• _What is asked_: Write out the material exactly. Do not include the pictures.

######

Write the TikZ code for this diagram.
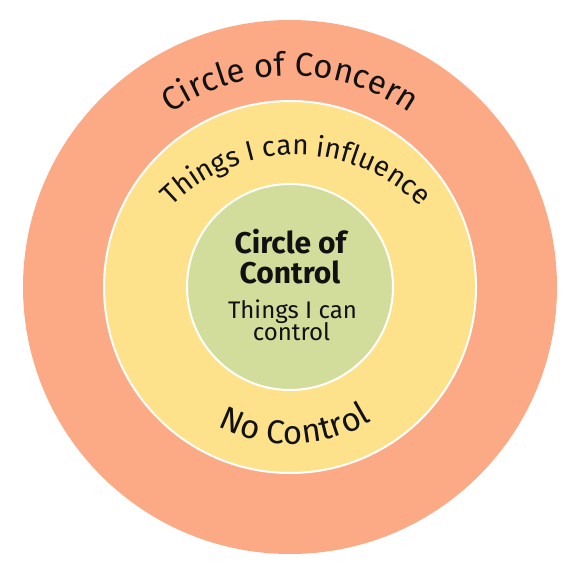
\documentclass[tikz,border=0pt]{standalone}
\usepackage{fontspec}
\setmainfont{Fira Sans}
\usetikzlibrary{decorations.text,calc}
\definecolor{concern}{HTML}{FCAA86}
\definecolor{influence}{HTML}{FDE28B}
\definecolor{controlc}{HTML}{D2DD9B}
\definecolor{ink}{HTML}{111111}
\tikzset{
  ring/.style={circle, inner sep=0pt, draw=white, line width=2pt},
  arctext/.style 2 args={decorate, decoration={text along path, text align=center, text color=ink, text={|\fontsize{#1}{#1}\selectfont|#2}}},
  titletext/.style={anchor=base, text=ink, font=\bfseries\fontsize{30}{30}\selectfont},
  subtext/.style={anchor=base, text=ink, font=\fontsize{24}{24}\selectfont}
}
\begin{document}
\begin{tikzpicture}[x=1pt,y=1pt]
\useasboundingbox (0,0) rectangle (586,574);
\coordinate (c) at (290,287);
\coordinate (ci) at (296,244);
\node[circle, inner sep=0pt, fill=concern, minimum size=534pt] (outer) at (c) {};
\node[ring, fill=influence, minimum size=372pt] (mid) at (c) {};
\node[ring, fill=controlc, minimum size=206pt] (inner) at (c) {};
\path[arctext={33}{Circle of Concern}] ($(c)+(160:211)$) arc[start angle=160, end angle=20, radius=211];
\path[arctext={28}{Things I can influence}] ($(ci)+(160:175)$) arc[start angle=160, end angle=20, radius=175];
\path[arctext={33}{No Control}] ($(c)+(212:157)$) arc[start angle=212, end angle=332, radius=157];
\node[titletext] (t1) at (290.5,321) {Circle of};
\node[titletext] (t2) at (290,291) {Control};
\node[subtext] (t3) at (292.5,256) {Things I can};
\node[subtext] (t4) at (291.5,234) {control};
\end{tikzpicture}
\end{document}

######

• _Exercise answer_:
Write the TikZ code for this diagram.
\documentclass[tikz,border=0pt]{standalone}
\usepackage{fontspec}
\setmainfont{Fira Sans}
\usetikzlibrary{decorations.text,calc}
\definecolor{concern}{HTML}{FCAA86}
\definecolor{influence}{HTML}{FDE28B}
\definecolor{controlc}{HTML}{D2DD9B}
\definecolor{ink}{HTML}{111111}
\tikzset{
  ring/.style={circle, inner sep=0pt, draw=white, line width=2pt},
  arctext/.style 2 args={decorate, decoration={text along path, text align=center, text color=ink, text={|\fontsize{#1}{#1}\selectfont|#2}}},
  titletext/.style={anchor=base, text=ink, font=\bfseries\fontsize{30}{30}\selectfont},
  subtext/.style={anchor=base, text=ink, font=\fontsize{24}{24}\selectfont}
}
\begin{document}
\begin{tikzpicture}[x=1pt,y=1pt]
\useasboundingbox (0,0) rectangle (586,574);
\coordinate (c) at (290,287);
\coordinate (ci) at (296,244);
\node[circle, inner sep=0pt, fill=concern, minimum size=534pt] (outer) at (c) {};
\node[ring, fill=influence, minimum size=372pt] (mid) at (c) {};
\node[ring, fill=controlc, minimum size=206pt] (inner) at (c) {};
\path[arctext={33}{Circle of Concern}] ($(c)+(160:211)$) arc[start angle=160, end angle=20, radius=211];
\path[arctext={28}{Things I can influence}] ($(ci)+(160:175)$) arc[start angle=160, end angle=20, radius=175];
\path[arctext={33}{No Control}] ($(c)+(212:157)$) arc[start angle=212, end angle=332, radius=157];
\node[titletext] (t1) at (290.5,321) {Circle of};
\node[titletext] (t2) at (290,291) {Control};
\node[subtext] (t3) at (292.5,256) {Things I can};
\node[subtext] (t4) at (291.5,234) {control};
\end{tikzpicture}
\end{document}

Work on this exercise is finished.